- The Washington Times - Tuesday, September 14, 2010

ANALYSIS/OPINION:

The attention paid to the meetings over the weekend in Basel, Switzerland, to set new bank capital standards should raise a question about the purpose of the recently enacted Dodd-Frank financial reform legislation: If bank capital rules are the most important protection against banks’ potential contribution to any new economic meltdown, and reform of Fannie Mae and Freddie Mac and related government housing-policy rules, so far ignored by Congress and the White House, are the most important government reforms — what is the point of 800 pages of new regulatory authority in Dodd-Frank?

A quick look at arguably the two most important provisions — the functions of the new Financial Stability Oversight Council and the new Consumer Financial Protection Bureau — will illustrate that the grants of power are so broad and ill-defined that the purpose of the new law is essentially whatever these two new entities say it is, unchecked by any real judicial, congressional or even White House oversight.

The sweeping breadth of the new law poses a profound violation of the core constitutional principles of separation of powers. Central to the protection against the dangers of big government is the fundamental principle that Congress cannot enact — and the president should not sign nor the Supreme Court approve — a law that combines executive authority with the functions of both the legislature and the judiciary, thus eliminating all of the checks and balances incorporated into the Constitution.

Critics will be quick to point out that the Supreme Court has not directly used the separation of powers since the famous 1930s Schecter Poultry case, which threw out the notoriously sweeping National Recovery Act as an unconstitutional combination of legislative and executive power. But that was such an important and clear case that Congress has never again proposed anything as sweeping as the National Recovery Act, and the Supreme Court has always stepped in to narrow any legislation that even comes close to the breadth of the National Recovery Act.

What are the problems?

In two words, no limits. The Stability Council has the authority to require the Federal Reserve Board to supervise otherwise unregulated non-bank financial companies pursuant to heightened but undefined standards without any guiding principles from Congress other than the council’s own determination that the “nature, scope, size, scale and/or mix of the activities” of the company “could pose a threat” to the financial stability of the United States.

There is little a court could do to supervise the exercise of this authority because the vague pretext for regulating — the “scope,” or “nature” or “mix” of activities — incorporates no guiding standard. But just in case the Supreme Court were to try to interpret the statute to contain limiting principles, as it has frequently in the past, the statute expressly allows the courts to reverse the council only if it is found to be “arbitrary and capricious,” a standard that itself has no meaning if divorced from legal or constitutional considerations that the statute forbids the courts to consider.

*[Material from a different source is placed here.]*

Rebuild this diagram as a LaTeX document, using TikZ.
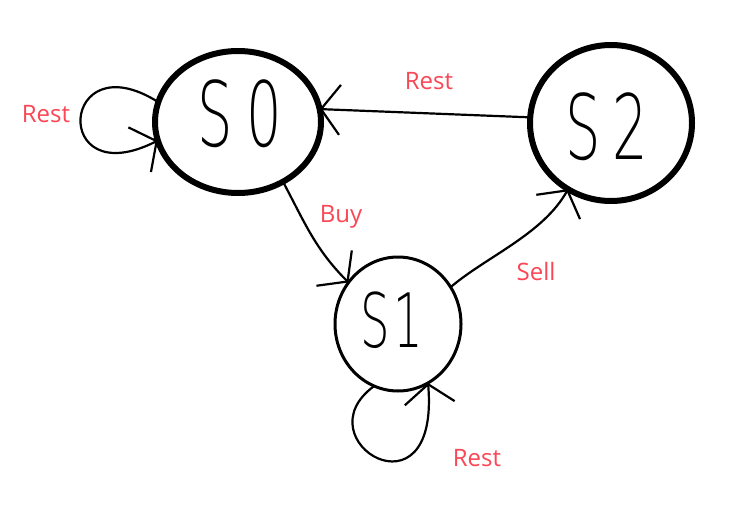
\documentclass[tikz,border=0pt]{standalone}
\usepackage{fontspec}
\setmainfont{Open Sans}
\newfontfamily\handfont{DejaVu Sans ExtraLight}
\usetikzlibrary{arrows.meta,shapes.geometric}
\definecolor{lblred}{RGB}{250,70,85}
\tikzset{
  statebig/.style={draw=black,ellipse,line width=6pt,inner sep=0pt,outer sep=0pt},
  statesmall/.style={draw=black,ellipse,line width=3pt,inner sep=0pt,outer sep=0pt},
  handtxt/.style={font=\handfont\fontsize{90}{90}\selectfont,inner sep=0pt,xscale=0.62},
  lbl/.style={text=lblred,font=\fontsize{24}{24}\selectfont,anchor=base,inner sep=0pt},
  edge/.style={draw=black,line width=2.2pt,line cap=round,line join=round,
    -{Straight Barb[length=19pt,width=50pt,line width=2.2pt]}}
}
\begin{document}
\begin{tikzpicture}[x=1pt,y=-1pt]
\useasboundingbox (0,0) rectangle (738,508);
\fill[white] (0,0) rectangle (738,508);
% states
\node[statebig,minimum width=166pt,minimum height=142pt] (s0) at (238,122) {};
\node[statebig,minimum width=162pt,minimum height=156pt] (s2) at (611,123) {};
\node[statesmall,minimum width=126pt,minimum height=134pt] (s1) at (398,324) {};
% hand written names
\node[handtxt] (t0) at (240,114) {S\kern22pt 0};
\node[handtxt,font=\handfont\fontsize{75}{75}\selectfont] (t1) at (392,320) {S\kern6pt 1};
\node[handtxt] (t2) at (607,127) {S\kern18pt 2};
% connectors
\draw[edge] (s2.176) -- (s0.9);
\draw[edge] (s0.-53) to[out=-62,in=135] (s1.140);
\draw[edge] (s1.35) .. controls +(35,-30) and +(-25,45) .. (s2.237);
\draw[edge] (s0.166) .. controls (60,40) and (50,195) .. (s0.193);
\draw[edge] (s1.-111) .. controls (300,440) and (440,525) .. (s1.-63);
% labels
\node[lbl] (l0) at (46,122) {Rest};
\node[lbl] (l1) at (429,90) {Rest};
\node[lbl] (l2) at (341,222) {Buy};
\node[lbl] (l3) at (536,280) {Sell};
\node[lbl] (l4) at (477,466) {Rest};
\end{tikzpicture}
\end{document}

The Consumer Bureau is only worse. It has the authority to implement all consumer-related laws involving finance in any way it sees fit only so long as it is ensuring that “all consumers have access to markets for consumer financial products” and that consumer financial markets are “fair, transparent, and competitive.” It can rewrite the laws of some 18 specified statutes pursuant to no standard more defined than above, and has the exclusive authority to override the agencies originally put in charge of implementing these statutes — and be given the same deference by the reviewing courts “as if the Bureau were the only agency authorized” to implement them.

The courts have limited review authority — because (as noted above) they must defer to the bureau as though it were the only agency assigned the task of implementing all 18 consumer laws. More importantly, the statute gives the bureau independent funding forever from the Federal Reserve Board itself, directing that these funds from the Fed “shall not be subject to review by the Committees on Appropriations of the House of Representatives and the Senate.”

Thus, the normal safety valve of a congressional direction to limit funding for specific actions by the bureau will be totally unavailable. And neither the Federal Reserve nor the White House can affect anything the bureau does.

These statutory directions of severely limited judicial review, ousted congressional direction and White House exclusion present as stark and sweeping a violation of the constitutional separation of powers as can be imagined. The problem is not just the elimination of the lines between the three branches of government. It is that by eliminating these lines, the statute also blurs the line between the government and anyone engaged in finance — with totally unknown consequences to competition and free markets.

C. Boyden Gray is a former U.S. ambassador to the European Union.